In short, every time I feel that little bit more invisible than the others, when I start to worry that my mask of confidence has slipped and people can see me for what I am – an outsider, desperately clinging to the pack for my children’s sake and out of loneliness.
I know I don’t belong there, in conversations about nights out, fashion, and men. I’m none of those things. I stay in, I have never been fashionable, and I am currently coming to a full realisation that I am far closer to asexual than allosexual. I don’t fit, and I never have. 

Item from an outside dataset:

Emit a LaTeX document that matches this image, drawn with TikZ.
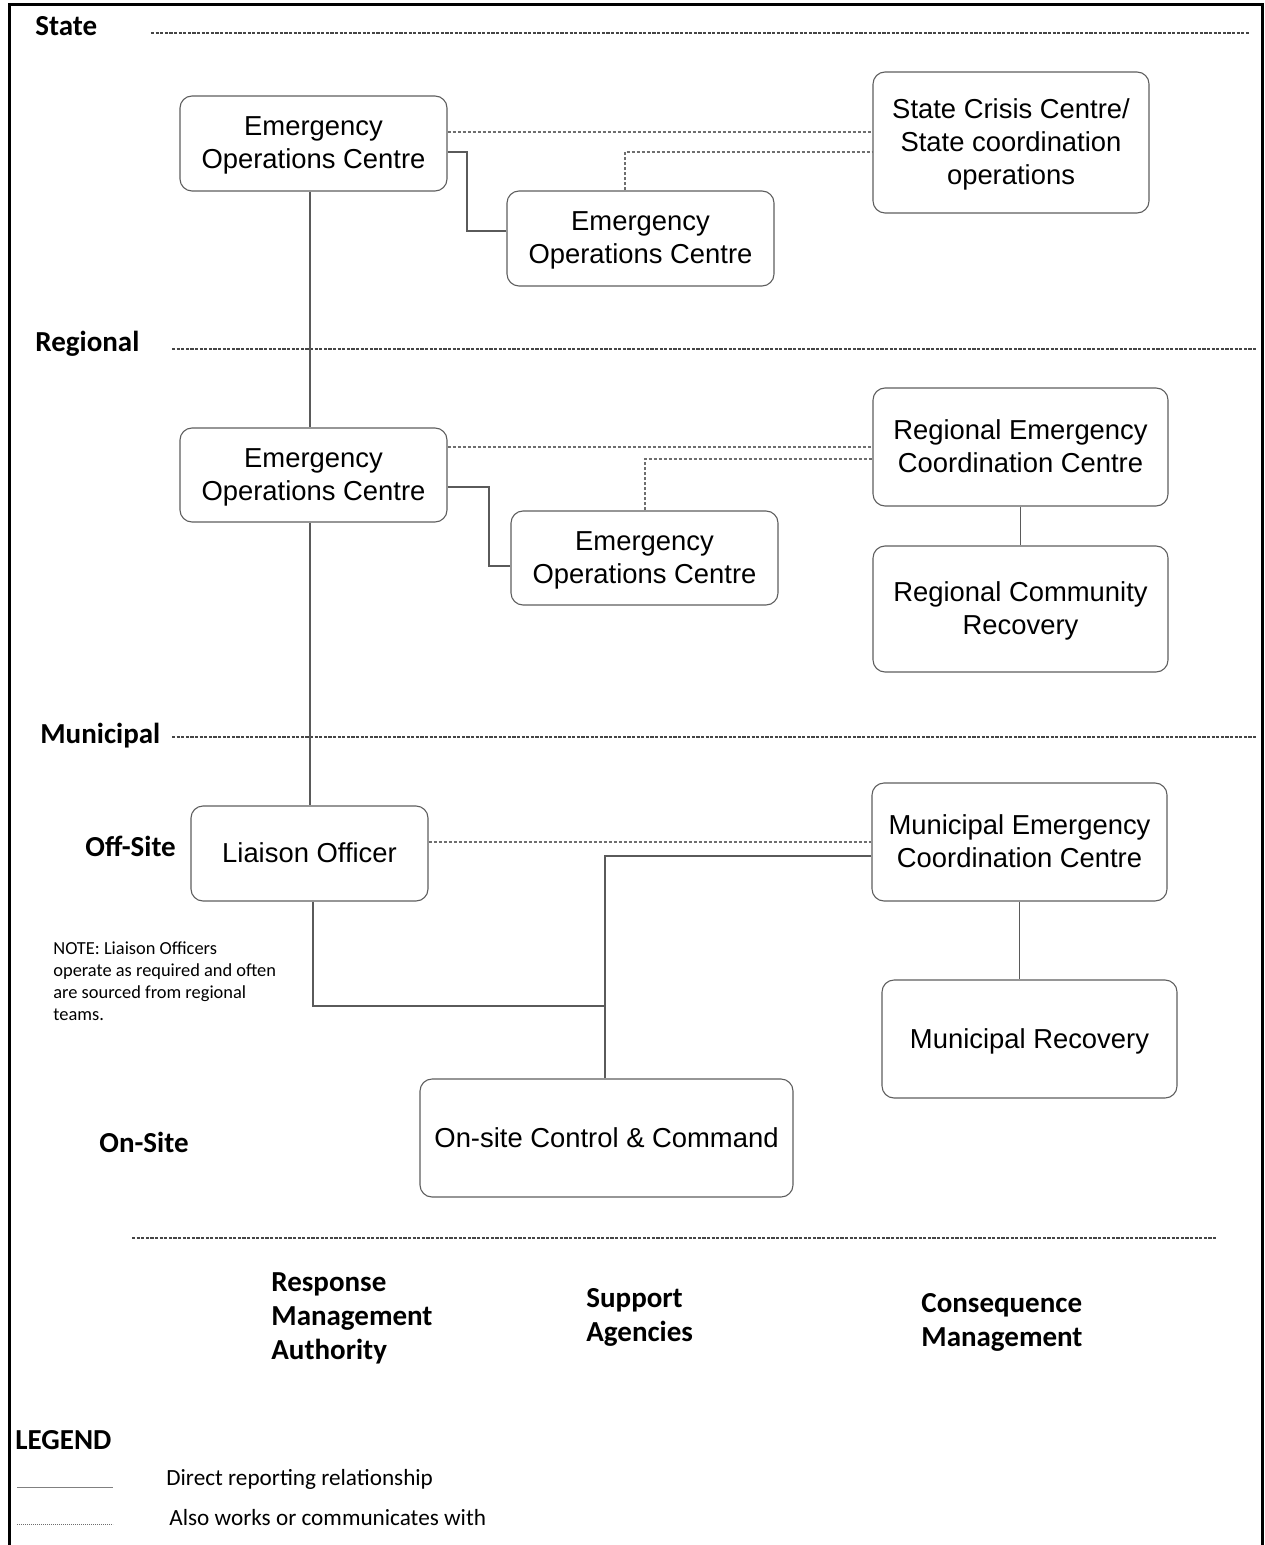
\documentclass[tikz,border=0pt]{standalone}
\usepackage{fontspec}
\setmainfont{Liberation Sans}
\newfontfamily\lab{Carlito}
\definecolor{boxgray}{HTML}{5E5E5E}
\definecolor{linegray}{HTML}{5A5A5A}
\definecolor{dotgray}{HTML}{6E6E6E}
\definecolor{levelgray}{HTML}{454545}
\begin{document}
\begin{tikzpicture}[x=0.5pt,y=-0.5pt,
  box/.style={draw=boxgray, rounded corners=6pt, line width=0.55pt, align=center,
    font=\fontsize{13.7}{16.5}\selectfont, inner sep=0pt, text depth=0.5pt},
  rep/.style={draw=linegray, line width=0.75pt},
  comm/.style={draw=dotgray, line width=0.6pt, dash pattern=on 1.5pt off 1pt},
  level/.style={draw=levelgray, line width=0.6pt, dash pattern=on 1.6pt off 0.7pt},
  lvl/.style={font=\lab\bfseries\fontsize{14.5}{17}\selectfont, inner sep=0pt, align=left},
  note/.style={font=\lab\fontsize{9.2}{11}\selectfont, inner sep=0pt, align=left},
  leg/.style={font=\lab\fontsize{11.6}{14}\selectfont, inner sep=0pt, anchor=base west},
]
\useasboundingbox (0,0) rectangle (1264,1545);
% frame
\draw[line width=1.5pt] (9,1545) -- (9,5) -- (1262,5) -- (1262,1545);

% level lines
\draw[level] (151,33) -- (1250,33);
\draw[level] (172,349) -- (1256,349);
\draw[level] (172,737) -- (1256,737);
\draw[level, line width=0.9pt] (132,1238) -- (1216,1238);

% level labels
\node[lvl, anchor=base west] (lstate) at (35,36) {State};
\node[lvl, anchor=base west] (lreg) at (35,352) {Regional};
\node[lvl, anchor=base west] (lmun) at (40,743) {Municipal};
\node[lvl, anchor=base west] (loff) at (85,856) {Off-Site};
\node[lvl, anchor=base west] (lon) at (99,1152) {On-Site};
\node[lvl, anchor=west] (lrma) at (271,1318) {Response\\Management\\Authority};
\node[lvl, anchor=west] (lsa) at (586,1317) {Support\\Agencies};
\node[lvl, anchor=west] (lcm) at (921,1322) {Consequence\\Management};

% note
\node[note, anchor=west] (note) at (53,981) {NOTE: Liaison Officers\\operate as required and often\\are sourced from regional\\teams.};

% boxes
\node[box, minimum width=133.5pt, minimum height=47.5pt] (s1) at (313.5,143.5) {Emergency\\Operations Centre};
\node[box, minimum width=133.5pt, minimum height=47.5pt] (s2) at (640.5,238.5) {Emergency\\Operations Centre};
\node[box, minimum width=138pt, minimum height=70.5pt] (sc) at (1011,142.5) {State Crisis Centre/\\State coordination\\operations};
\node[box, minimum width=133.5pt, minimum height=47pt] (r1) at (313.5,475) {Emergency\\Operations Centre};
\node[box, minimum width=133.5pt, minimum height=47pt] (r2) at (644.5,558) {Emergency\\Operations Centre};
\node[box, minimum width=147.5pt, minimum height=59pt] (re) at (1020.5,447) {Regional Emergency\\Coordination Centre};
\node[box, minimum width=147.5pt, minimum height=63pt] (rc) at (1020.5,609) {Regional Community\\Recovery};
\node[box, minimum width=118.5pt, minimum height=47.5pt] (lo) at (309.5,853.5) {Liaison Officer};
\node[box, minimum width=147.5pt, minimum height=59pt] (me) at (1019.5,842) {Municipal Emergency\\Coordination Centre};
\node[box, minimum width=147.5pt, minimum height=59pt] (mr) at (1029.5,1039) {Municipal Recovery};
\node[box, minimum width=186.5pt, minimum height=59pt] (os) at (606.5,1138) {On-site Control \& Command};

% elbow coordinates
\coordinate (k1) at (467,152);
\coordinate (k2) at (467,231);
\coordinate (k3) at (489,487);
\coordinate (k4) at (489,566);
\coordinate (d1) at (460,132);
\coordinate (d2) at (625,152);
\coordinate (d3) at (460,447);
\coordinate (d4) at (645,459);
\coordinate (d5) at (440,842);
\coordinate (vx) at (310,0);
\coordinate (j1) at (313,1006);
\coordinate (j2) at (605,1006);
\coordinate (j3) at (605,856);

% direct reporting
\draw[rep] (s1.south -| vx) -- (r1.north -| vx);
\draw[rep] (r1.south -| vx) -- (lo.north -| vx);
\draw[rep] (s1.east |- k1) -- (k1) -- (k2) -- (s2.west |- k2);
\draw[rep] (r1.east |- k3) -- (k3) -- (k4) -- (r2.west |- k4);
\draw[rep] (re.south) -- (rc.north);
\draw[rep] (me.south) -- (mr.north -| me.south);
\draw[rep] (lo.south -| j1) -- (j1) -- (j2);
\draw[rep] (os.north -| j3) -- (j3) -- (me.west |- j3);

% also works with
\draw[comm] (s1.east |- d1) -- (sc.west |- d1);
\draw[comm] (s2.north -| d2) -- (d2) -- (sc.west |- d2);
\draw[comm] (r1.east |- d3) -- (re.west |- d3);
\draw[comm] (r2.north -| d4) -- (d4) -- (re.west |- d4);
\draw[comm] (lo.east |- d5) -- (me.west |- d5);

% legend
\node[lvl, anchor=base west] (legend) at (15,1449) {LEGEND};
\coordinate (la) at (17,1487);
\coordinate (lb) at (113,1487);
\coordinate (lc) at (17,1524);
\coordinate (ld) at (113,1524);
\draw[draw=gray, line width=0.5pt] (la) -- (lb);
\draw[comm, line width=0.5pt, dash pattern=on 0.6pt off 0.4pt] (lc) -- (ld);
\node[leg] (leg1) at (166,1485) {Direct reporting relationship};
\node[leg] (leg2) at (169,1525) {Also works or communicates with};
\end{tikzpicture}
\end{document}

The problem with being socially anxious is that, even though I know that no one “fits” a group perfectly, instead of finding the common ground and building friendships. I falter at the first hurdle, and spend years berating myself for that failure, for “getting it wrong”, for standing wrong, dressing wrong, staying quiet when I should have talked, or babbling when I should have been quiet. It’s that I over-analyse every mistake I make and let it cloud my social interactions in the future, and although I no longer wear a rucksack and a mid-length coat to defend myself from other people, I still feel like I need to don armour every time I walk out of the house.